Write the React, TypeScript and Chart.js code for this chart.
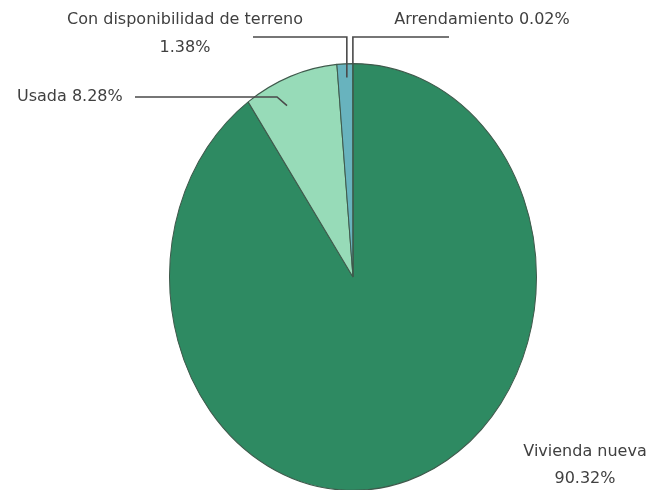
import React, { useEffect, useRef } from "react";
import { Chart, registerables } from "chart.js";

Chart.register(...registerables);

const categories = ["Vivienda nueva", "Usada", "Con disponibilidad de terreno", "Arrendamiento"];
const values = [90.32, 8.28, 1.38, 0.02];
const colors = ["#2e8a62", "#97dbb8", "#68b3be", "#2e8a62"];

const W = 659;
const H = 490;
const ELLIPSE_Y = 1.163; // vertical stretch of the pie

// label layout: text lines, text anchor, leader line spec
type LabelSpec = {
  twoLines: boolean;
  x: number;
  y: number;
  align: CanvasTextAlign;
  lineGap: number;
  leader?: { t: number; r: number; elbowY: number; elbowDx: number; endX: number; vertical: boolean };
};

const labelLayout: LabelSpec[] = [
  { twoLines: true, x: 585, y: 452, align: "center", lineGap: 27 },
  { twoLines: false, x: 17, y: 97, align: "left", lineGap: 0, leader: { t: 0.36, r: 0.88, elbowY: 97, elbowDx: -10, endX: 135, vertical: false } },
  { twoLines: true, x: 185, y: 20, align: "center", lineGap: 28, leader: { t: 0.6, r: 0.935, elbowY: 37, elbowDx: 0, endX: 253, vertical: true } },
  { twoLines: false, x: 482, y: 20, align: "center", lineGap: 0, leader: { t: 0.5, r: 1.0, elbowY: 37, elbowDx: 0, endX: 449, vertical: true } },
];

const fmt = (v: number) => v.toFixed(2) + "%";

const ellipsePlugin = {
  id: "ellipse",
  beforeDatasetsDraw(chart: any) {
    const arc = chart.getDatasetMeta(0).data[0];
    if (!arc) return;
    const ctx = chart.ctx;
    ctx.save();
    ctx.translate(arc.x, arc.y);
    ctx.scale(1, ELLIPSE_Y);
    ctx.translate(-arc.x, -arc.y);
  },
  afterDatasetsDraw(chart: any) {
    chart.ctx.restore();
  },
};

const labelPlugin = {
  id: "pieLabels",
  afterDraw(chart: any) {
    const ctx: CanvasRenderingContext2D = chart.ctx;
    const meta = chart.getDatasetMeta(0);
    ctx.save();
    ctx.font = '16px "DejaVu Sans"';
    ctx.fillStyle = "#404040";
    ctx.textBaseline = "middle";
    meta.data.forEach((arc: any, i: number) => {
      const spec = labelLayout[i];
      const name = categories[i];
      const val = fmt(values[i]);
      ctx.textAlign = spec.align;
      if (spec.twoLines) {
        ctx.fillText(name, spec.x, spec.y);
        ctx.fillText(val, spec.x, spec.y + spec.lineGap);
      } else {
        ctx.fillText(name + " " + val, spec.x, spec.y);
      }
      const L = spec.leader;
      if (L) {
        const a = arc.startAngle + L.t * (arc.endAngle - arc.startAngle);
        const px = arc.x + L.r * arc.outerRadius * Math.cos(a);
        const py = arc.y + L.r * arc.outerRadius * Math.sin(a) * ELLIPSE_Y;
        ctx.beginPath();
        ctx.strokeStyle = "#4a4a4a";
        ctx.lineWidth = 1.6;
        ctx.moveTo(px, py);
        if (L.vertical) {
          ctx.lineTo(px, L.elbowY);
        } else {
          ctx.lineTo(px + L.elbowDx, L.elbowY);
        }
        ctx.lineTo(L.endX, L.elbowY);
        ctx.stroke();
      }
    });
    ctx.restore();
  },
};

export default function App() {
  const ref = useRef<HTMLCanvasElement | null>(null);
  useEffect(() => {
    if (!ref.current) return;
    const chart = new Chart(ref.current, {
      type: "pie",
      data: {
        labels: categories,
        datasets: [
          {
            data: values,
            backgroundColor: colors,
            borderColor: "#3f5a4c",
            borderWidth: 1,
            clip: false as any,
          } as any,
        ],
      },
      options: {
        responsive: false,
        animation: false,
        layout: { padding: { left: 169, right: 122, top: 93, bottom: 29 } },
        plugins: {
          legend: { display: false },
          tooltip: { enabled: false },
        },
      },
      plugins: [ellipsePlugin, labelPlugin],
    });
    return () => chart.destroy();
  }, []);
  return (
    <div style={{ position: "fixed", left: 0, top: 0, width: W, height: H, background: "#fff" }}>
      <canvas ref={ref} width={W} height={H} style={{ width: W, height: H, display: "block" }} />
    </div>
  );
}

Set task – Pictures are excluded: retype only the lines from the beginning of the listing above through the line with "const ELLIPSE_Y = 1.163;", both included.

Exercise answer –
Write the React, TypeScript and Chart.js code for this chart.
import React, { useEffect, useRef } from "react";
import { Chart, registerables } from "chart.js";

Chart.register(...registerables);

const categories = ["Vivienda nueva", "Usada", "Con disponibilidad de terreno", "Arrendamiento"];
const values = [90.32, 8.28, 1.38, 0.02];
const colors = ["#2e8a62", "#97dbb8", "#68b3be", "#2e8a62"];

const W = 659;
const H = 490;
const ELLIPSE_Y = 1.163; // vertical stretch of the pie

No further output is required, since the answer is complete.